Una vez hecha la visita protocolaria, nos paseábamos por los alrededores de los puestos de frutas, higos chumbos, manzanas caramelizadas, el algodón súper pegajoso y las famosas campanitas de barro blanco, con las que volvíamos a casa martirizando nuestros oídos y los de los demás. Rara vez nos podían comprar alguna golosina, pero como estábamos acostumbrados a ir a ración de vista no pedíamos nada, ya era un lujo la campanita. Y tan contentos.
La zona de la Fuensanta también fue zona de juegos en las tardes de primavera por estar cerca de nuestra casa. Las madres nos llevaban “de merendilla” como se decía coloquialmente, el motivo era que pudiéramos jugar en el llano que hay delante de la iglesia, ellas se sentaban en los bancos, que todavía existen, se llevaban algo de costura pues siempre tenían algo que “remendar” palabra que ya no se usa ni mucho menos se “remienda” antes toda la ropa se arreglaba, se bajaban los falsos de los pantalones, conforme iban creciendo los niños, y a las faldas de las niñas: en esos tiempos no usábamos pantalones las niñas, ni las mujeres, de las clases bajas, pero si en las altas esferas, muchas ya se atrevían a romper moldes, y empezaron a usar el pantalón, a cortarse el pelo a lo garzón, moda que venía de Paris, a acortar los vestidos, y a ir a las Universidades. Pero esos privilegios nos estaban vetados a la clase obrera.
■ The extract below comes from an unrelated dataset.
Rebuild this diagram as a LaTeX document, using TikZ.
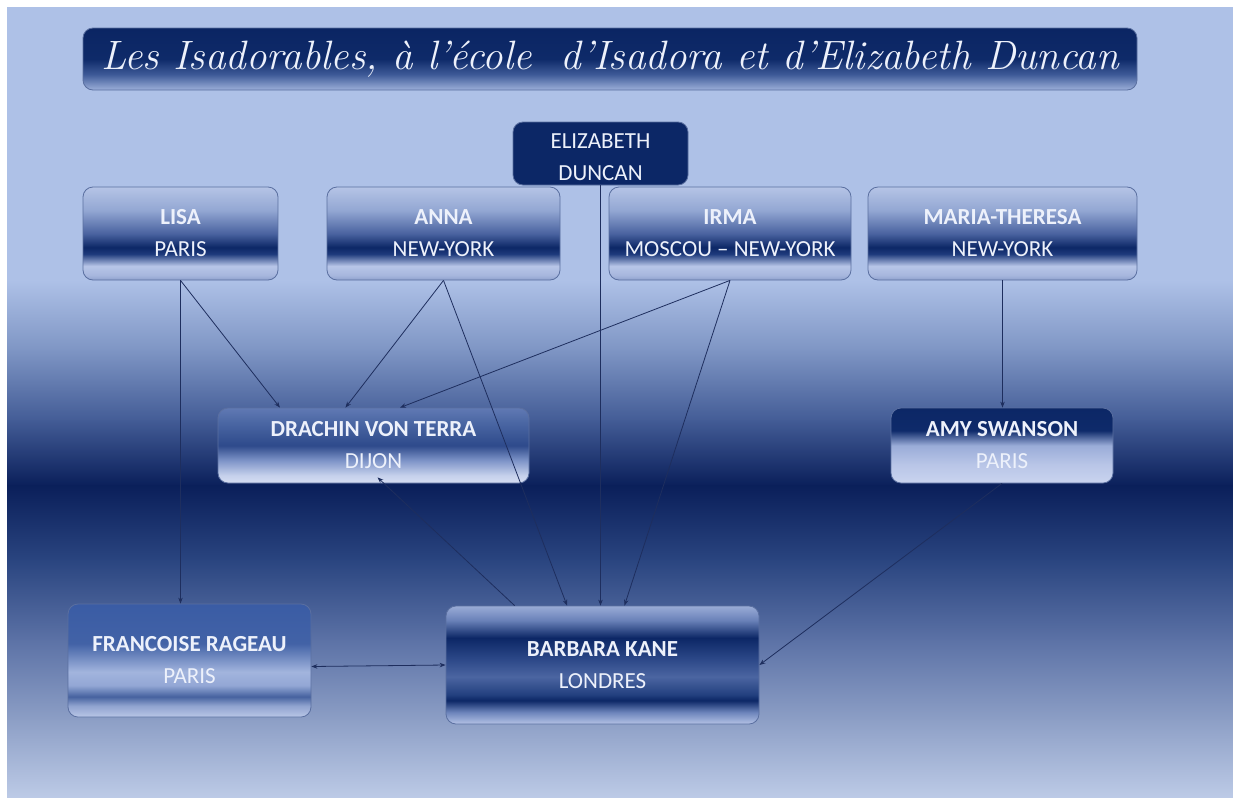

Las mujeres de clase media y baja, tenían que coser mucho para aprovechar las pocas ropas de las que disponían para vestir a sus maridos e hijos, abrigos y chaquetas eran vueltos del revés cuando estaban deslucidos, por las hábiles manos de sastras a un módico precio, los calcetines todos pasaban por el famoso huevo de madera maciza para ser zurcidos sus agujeros y pudieran aguantar otro poco, mientras que las madres cosían, niños y niñas jugábamos en el llano no sin antes comernos la merienda que consistía la mayor de las veces en pan con chocolate, o pan con aceite. Al atardecer antes de que anocheciera volvíamos a las casas cansadas de tanto correr y brincar, pero muy felices.
Esos son mis recuerdos de LA FUENSANTA.